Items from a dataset
-- BEGIN --

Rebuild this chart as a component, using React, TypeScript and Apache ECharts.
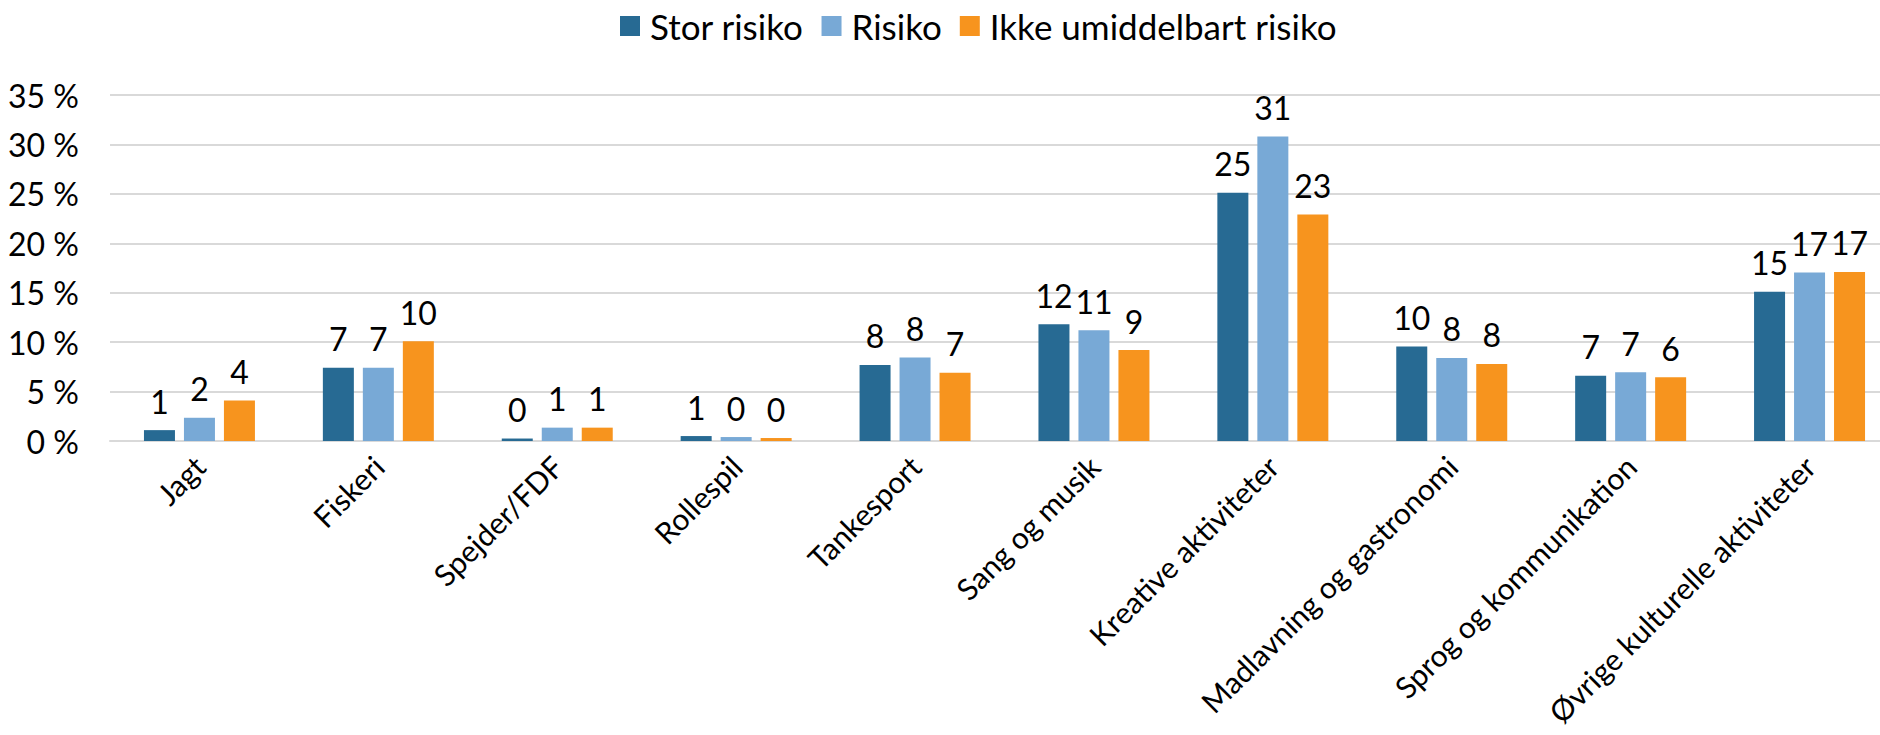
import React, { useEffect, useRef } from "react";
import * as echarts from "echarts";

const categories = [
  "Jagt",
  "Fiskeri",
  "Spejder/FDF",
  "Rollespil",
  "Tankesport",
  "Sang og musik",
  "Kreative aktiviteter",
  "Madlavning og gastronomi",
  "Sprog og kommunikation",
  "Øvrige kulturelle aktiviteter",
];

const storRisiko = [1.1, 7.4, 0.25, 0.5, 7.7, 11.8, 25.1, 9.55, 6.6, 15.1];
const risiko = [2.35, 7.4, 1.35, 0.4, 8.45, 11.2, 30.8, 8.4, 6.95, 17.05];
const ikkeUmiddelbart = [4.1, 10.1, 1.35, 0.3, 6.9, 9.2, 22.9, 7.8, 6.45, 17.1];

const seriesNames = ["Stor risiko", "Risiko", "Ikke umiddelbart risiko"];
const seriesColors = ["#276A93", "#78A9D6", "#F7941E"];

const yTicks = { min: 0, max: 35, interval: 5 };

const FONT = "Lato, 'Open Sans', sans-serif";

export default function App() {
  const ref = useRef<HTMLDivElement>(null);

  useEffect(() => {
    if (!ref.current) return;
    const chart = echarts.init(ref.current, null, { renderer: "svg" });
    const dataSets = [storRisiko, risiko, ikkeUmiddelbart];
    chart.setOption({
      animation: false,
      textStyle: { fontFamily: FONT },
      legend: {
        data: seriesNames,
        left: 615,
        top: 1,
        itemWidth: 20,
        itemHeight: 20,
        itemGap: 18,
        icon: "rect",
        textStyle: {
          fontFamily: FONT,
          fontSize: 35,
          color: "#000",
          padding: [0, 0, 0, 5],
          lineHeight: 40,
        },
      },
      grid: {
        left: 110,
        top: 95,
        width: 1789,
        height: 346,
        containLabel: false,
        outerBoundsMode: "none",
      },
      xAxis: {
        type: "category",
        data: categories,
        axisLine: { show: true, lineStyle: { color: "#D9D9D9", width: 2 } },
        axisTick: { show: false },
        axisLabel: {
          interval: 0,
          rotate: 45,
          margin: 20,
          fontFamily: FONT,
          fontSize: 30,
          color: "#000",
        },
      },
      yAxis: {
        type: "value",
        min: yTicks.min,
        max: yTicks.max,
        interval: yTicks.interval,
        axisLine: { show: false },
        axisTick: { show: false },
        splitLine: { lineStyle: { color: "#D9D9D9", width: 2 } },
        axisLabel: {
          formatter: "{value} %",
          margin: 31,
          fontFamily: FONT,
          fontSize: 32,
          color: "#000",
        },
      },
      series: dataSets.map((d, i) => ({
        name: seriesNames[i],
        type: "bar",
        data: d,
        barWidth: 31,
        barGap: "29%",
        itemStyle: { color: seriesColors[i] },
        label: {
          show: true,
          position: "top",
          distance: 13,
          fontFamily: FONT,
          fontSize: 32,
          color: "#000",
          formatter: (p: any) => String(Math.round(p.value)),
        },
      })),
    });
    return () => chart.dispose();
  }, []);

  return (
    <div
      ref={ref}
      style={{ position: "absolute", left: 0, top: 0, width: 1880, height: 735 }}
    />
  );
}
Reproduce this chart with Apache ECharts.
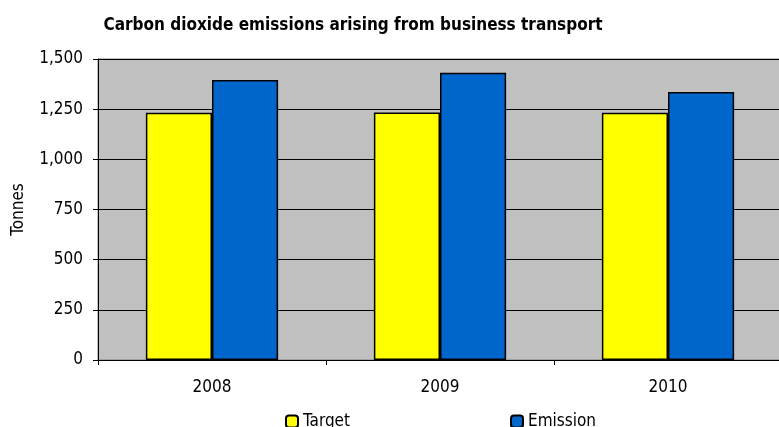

-- END --

Task to complete: Go back to the entries above and restate word for word every line from the first through the one that contains "import * as", leaving the pictures behind.

Exercise result:
Rebuild this chart as a component, using React, TypeScript and Apache ECharts.
import React, { useEffect, useRef } from "react";
import * as echarts from "echarts";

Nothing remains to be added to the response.